According to the Household Income and Expenditure Survey 2016, just 25.8 percent, or 1.4 million households, are headed by women. 

In Jega’s experience, social attitudes are discriminatory.

“When they see a single woman, the community always tries to suppress you,” she says, adding she worries for her physical safety.

On public transport, “men will come and poke you or say things to you”, she explains, describing routine harassment.

United Nations Population Fund study in March 2017 that found 90 percent of Sri Lankan women endure sexual harassment on public transport

None of this is news to Deepthi Priyadarshini, a 52-year-old widow who also drives a pink tuk-tuk.

Sri Lanka can be a very difficult place for a woman alone. Mothers are not always happy to send their children alone in a tuk-tuk with a male driver.

Deepthi Priyadarshini, tuk-tuk driver

She misses her husband of 20 years and worries about her daughter’s safety. Men from the neighbourhood, she claims, knock on the door asking for sexual favours.

“Sri Lanka can be a very difficult place for a woman alone,” she says.

She began riding in January.

“Mothers are not always happy to send their children alone in a tuk-tuk with a male driver.”

In less than half a year, she has already secured 10 regular clients.

“Their parents know I take care of them like a mother,” she says.

The foundation was named after 10-year-old Rosie May, a British girl who was murdered by a 17-year-old boy she knew, at a Christmas party in Leicestershire in 2003.

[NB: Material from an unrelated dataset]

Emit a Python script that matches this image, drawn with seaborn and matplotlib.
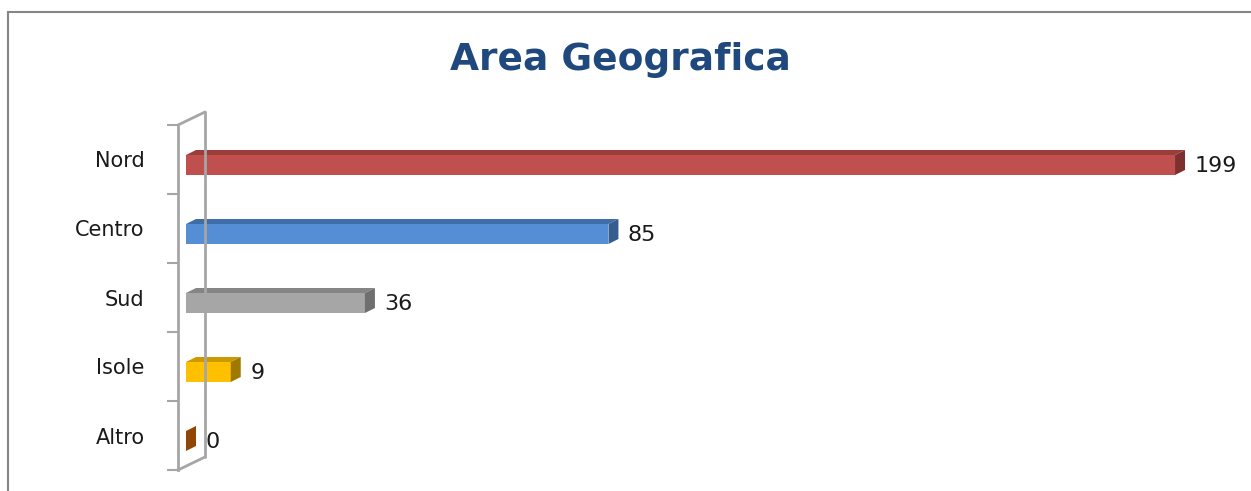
import numpy as np
import pandas as pd
import matplotlib
matplotlib.use("Agg")
import matplotlib.pyplot as plt
from matplotlib.patches import Polygon, Rectangle
from matplotlib.lines import Line2D
import seaborn as sns

# data
categories = ['Nord', 'Centro', 'Sud', 'Isole', 'Altro']
counts = [199, 85, 36, 9, 0]
front_colors = ['#C0504D', '#558ED5', '#A6A6A6', '#FFC000', '#984807']
top_colors = ['#9B3D3B', '#3F6DA8', '#858585', '#CC9A00', '#8A4006']
side_colors = ['#7E302E', '#365D90', '#6F6F6F', '#A07A00', '#924606']

df = pd.DataFrame({'area': categories, 'count': counts})

sns.set_style('white')
plt.rcParams['font.family'] = ['DejaVu Sans']

fig = plt.figure(figsize=(12.51, 4.91), dpi=100)
W, H = 1251, 491

# axes: left spine = front edge of the wall
ax_left, ax_right = 178, 1251
ax_top, ax_bot = 125, 470
ax = fig.add_axes([ax_left / W, 1 - ax_bot / H, (ax_right - ax_left) / W, (ax_bot - ax_top) / H])

bar_w = 0.29
sns.barplot(data=df, x='count', y='area', hue='area', palette=front_colors,
            orient='h', width=bar_w, legend=False, ax=ax, saturation=1,
            linewidth=0)

px_per_unit = 4.97
x0_px = 186
ax.set_xlim(-(x0_px - ax_left) / px_per_unit, (ax_right - x0_px) / px_per_unit)
ax.set_ylim(4.5, -0.5)

ax_h = ax_bot - ax_top
cat_px = ax_h / 5.0
shift = 5.5 / cat_px          # bars sit a bit lower than the wall centre
dx = 10 / px_per_unit         # depth of the 3d look
dy = 5 / cat_px

for i, p in enumerate(ax.patches[:len(counts)]):
    p.set_y(p.get_y() + shift)
    x0 = p.get_x()
    x1 = x0 + p.get_width()
    yt = p.get_y()
    yb = yt + p.get_height()
    top = Polygon([(x0, yt), (x1, yt), (x1 + dx, yt - dy), (x0 + dx, yt - dy)],
                  closed=True, facecolor=top_colors[i], edgecolor='none')
    side = Polygon([(x1, yt), (x1 + dx, yt - dy), (x1 + dx, yb - dy), (x1, yb)],
                   closed=True, facecolor=side_colors[i], edgecolor='none')
    ax.add_patch(top)
    ax.add_patch(side)
    ax.annotate(str(counts[i]), xy=(x1, (yt + yb) / 2), xytext=(14, -1),
                textcoords='offset points', va='center', ha='left',
                fontsize=16, color='#1a1a1a')

# wall
wall_c = '#A6A6A6'
wx = 27 / (ax_right - ax_left)
wy = 13 / ax_h
for xs, ys in [([wx, wx], [wy, 1 + wy]), ([0, wx], [1, 1 + wy]), ([0, wx], [0, wy])]:
    ax.add_line(Line2D(xs, ys, transform=ax.transAxes, color=wall_c, lw=2, clip_on=False))

for s in ['top', 'right', 'bottom']:
    ax.spines[s].set_visible(False)
ax.spines['left'].set_color(wall_c)
ax.spines['left'].set_linewidth(2)

ax.set_xticks([])
ax.set_yticks(np.arange(-0.5, 5, 1), minor=True)
ax.tick_params(axis='y', which='minor', length=8, width=1.5, color=wall_c, direction='out', left=True)
ax.tick_params(axis='y', which='major', length=0, pad=24, labelsize=15, labelcolor='#1a1a1a')
ax.set_xlabel('')
ax.set_ylabel('')

fig.text(620 / W, 1 - 60 / H, 'Area Geografica', ha='center', va='center',
         fontsize=27, fontweight='bold', color='#1F497D')

# chart border
fig.patches.append(Rectangle((8 / W, -0.2), 2, 1 - 12 / H + 0.2, transform=fig.transFigure,
                             fill=False, edgecolor='#868686', linewidth=1.5))

fig.savefig('out.png', dpi=100)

Her parents Mary and Graham Storrie set up the organisation.

“We realised we knew the full pain of what it was like to lose a child, and this gave us the empathy we needed to be able to do this work,” says Mary.

There are now nine tuk-tuks out on Sri Lanka’s roads.

But one of the biggest challenges has been finding women to enter a male-dominated field.

“We need people who are willing to step out of their comfort zones,” says Mary.

On March 8, International Women’s Day, the women took the tuk-tuks out on a parade to mark.

Deepthi smiled and waved as they drove through small towns crowded with tourists.

“Just seeing us, just seeing our success,” she says, “will change people’s minds about what women can do.”